WRITTEN PROBLEM: Count how many lines of the material hold "this". Respond with that number alone.

STORED DATA:
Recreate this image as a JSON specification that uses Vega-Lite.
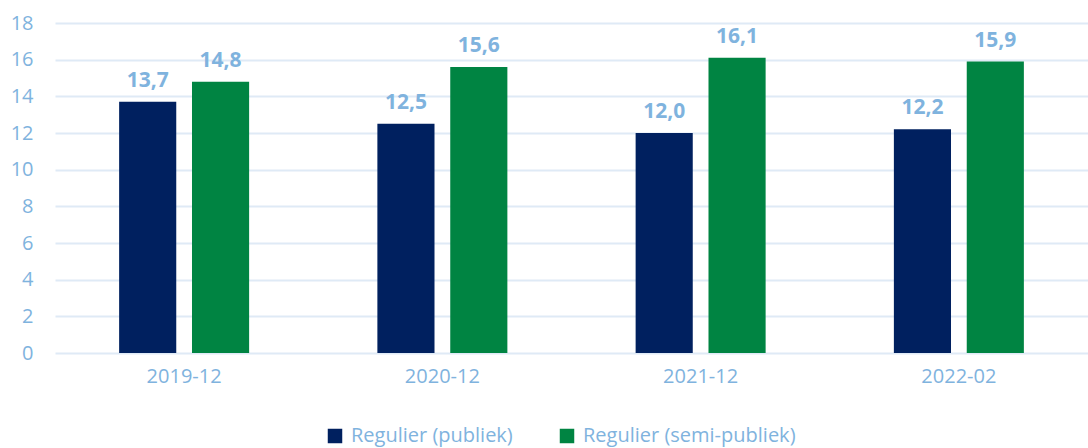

* * *

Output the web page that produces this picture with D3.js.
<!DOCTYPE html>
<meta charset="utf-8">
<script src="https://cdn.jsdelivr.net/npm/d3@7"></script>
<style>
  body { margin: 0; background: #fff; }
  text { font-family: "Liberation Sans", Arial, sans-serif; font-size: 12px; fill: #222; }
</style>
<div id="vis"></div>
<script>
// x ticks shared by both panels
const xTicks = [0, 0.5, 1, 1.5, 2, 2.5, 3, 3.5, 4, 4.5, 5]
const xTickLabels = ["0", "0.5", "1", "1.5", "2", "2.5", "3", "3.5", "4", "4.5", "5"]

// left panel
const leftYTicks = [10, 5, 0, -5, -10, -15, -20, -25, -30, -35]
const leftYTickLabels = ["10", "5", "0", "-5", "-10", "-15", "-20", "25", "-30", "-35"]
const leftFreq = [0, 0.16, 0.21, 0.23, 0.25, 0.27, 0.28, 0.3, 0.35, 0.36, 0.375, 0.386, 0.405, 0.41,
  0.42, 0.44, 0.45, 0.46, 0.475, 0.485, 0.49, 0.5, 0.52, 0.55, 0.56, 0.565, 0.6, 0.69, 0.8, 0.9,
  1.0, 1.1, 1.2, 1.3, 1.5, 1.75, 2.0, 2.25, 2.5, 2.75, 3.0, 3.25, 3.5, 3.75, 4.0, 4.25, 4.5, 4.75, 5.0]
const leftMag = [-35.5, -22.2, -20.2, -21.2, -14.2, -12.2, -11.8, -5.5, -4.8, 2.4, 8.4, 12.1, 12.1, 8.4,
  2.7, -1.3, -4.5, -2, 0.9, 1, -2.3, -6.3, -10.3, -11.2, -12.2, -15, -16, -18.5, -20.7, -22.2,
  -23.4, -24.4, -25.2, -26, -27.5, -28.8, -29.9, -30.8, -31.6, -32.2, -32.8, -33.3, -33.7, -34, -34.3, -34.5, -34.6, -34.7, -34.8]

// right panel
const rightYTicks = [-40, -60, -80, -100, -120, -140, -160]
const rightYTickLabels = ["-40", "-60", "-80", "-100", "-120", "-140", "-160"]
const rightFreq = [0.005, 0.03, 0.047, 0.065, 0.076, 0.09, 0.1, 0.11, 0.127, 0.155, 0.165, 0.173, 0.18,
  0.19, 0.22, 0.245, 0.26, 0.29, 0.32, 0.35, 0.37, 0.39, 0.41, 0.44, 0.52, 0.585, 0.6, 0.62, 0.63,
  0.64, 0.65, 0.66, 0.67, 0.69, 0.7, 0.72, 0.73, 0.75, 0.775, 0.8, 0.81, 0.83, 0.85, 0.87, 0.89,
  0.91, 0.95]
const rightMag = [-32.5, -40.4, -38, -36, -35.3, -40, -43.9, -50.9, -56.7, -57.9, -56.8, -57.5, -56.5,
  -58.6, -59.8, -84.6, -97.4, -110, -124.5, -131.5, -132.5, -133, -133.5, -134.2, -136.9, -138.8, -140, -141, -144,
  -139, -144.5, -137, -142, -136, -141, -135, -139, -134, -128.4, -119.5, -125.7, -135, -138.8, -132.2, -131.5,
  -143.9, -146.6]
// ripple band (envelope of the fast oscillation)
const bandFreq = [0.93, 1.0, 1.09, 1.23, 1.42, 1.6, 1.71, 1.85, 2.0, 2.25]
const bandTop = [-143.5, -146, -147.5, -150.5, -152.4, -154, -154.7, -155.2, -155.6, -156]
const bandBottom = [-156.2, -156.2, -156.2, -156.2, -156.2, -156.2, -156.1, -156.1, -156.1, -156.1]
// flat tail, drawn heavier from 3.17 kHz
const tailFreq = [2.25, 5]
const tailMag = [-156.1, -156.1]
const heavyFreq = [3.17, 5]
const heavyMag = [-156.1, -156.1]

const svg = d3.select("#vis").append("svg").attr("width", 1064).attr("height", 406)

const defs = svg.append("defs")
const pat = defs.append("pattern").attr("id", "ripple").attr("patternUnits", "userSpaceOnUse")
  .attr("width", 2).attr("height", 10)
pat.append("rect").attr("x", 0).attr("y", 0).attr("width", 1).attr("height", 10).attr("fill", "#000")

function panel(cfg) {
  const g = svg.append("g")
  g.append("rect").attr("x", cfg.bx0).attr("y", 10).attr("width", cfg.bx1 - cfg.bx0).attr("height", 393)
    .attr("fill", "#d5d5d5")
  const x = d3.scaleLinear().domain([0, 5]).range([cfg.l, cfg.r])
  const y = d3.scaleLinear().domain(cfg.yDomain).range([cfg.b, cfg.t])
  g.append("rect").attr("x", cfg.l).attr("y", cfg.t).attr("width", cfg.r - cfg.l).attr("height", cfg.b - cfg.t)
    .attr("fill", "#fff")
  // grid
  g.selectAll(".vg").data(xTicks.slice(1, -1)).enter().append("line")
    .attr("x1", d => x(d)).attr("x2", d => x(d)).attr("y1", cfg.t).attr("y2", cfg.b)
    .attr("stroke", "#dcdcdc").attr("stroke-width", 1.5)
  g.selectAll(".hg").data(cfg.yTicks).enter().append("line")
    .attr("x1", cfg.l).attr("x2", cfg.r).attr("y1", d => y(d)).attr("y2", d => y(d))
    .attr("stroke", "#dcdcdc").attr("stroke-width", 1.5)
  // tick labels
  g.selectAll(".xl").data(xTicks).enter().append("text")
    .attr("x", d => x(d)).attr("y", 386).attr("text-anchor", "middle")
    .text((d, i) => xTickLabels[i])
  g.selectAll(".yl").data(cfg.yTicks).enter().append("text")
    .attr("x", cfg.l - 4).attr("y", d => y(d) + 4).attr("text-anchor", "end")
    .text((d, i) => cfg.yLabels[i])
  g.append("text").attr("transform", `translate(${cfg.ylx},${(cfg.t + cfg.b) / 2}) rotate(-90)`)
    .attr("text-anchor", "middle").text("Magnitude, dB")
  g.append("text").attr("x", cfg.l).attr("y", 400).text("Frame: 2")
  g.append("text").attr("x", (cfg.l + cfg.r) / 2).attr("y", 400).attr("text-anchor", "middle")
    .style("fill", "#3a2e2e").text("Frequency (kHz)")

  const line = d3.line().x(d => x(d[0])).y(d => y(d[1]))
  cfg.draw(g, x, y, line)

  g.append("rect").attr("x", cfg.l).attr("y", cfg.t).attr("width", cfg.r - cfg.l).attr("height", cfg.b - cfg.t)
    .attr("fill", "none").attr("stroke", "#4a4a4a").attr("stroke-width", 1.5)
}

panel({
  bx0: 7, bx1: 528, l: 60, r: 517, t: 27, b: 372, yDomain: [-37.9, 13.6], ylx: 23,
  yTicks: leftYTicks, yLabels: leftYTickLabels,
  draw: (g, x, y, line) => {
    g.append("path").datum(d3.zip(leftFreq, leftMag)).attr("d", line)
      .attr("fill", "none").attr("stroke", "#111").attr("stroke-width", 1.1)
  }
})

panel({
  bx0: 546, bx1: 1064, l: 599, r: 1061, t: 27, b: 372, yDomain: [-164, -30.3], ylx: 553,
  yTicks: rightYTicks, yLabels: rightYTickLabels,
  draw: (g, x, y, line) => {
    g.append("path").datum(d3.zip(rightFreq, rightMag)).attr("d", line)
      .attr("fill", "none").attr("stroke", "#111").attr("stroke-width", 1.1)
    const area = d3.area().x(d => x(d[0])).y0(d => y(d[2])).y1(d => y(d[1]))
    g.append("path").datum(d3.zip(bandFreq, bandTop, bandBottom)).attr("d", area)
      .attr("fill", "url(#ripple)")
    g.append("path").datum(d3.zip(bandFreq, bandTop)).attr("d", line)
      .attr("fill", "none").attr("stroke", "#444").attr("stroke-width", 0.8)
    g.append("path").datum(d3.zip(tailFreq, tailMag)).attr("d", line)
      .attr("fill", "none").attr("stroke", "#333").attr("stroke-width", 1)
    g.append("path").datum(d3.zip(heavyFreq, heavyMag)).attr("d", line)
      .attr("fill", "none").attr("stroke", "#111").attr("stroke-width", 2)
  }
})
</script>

TASK RESPONSE: 2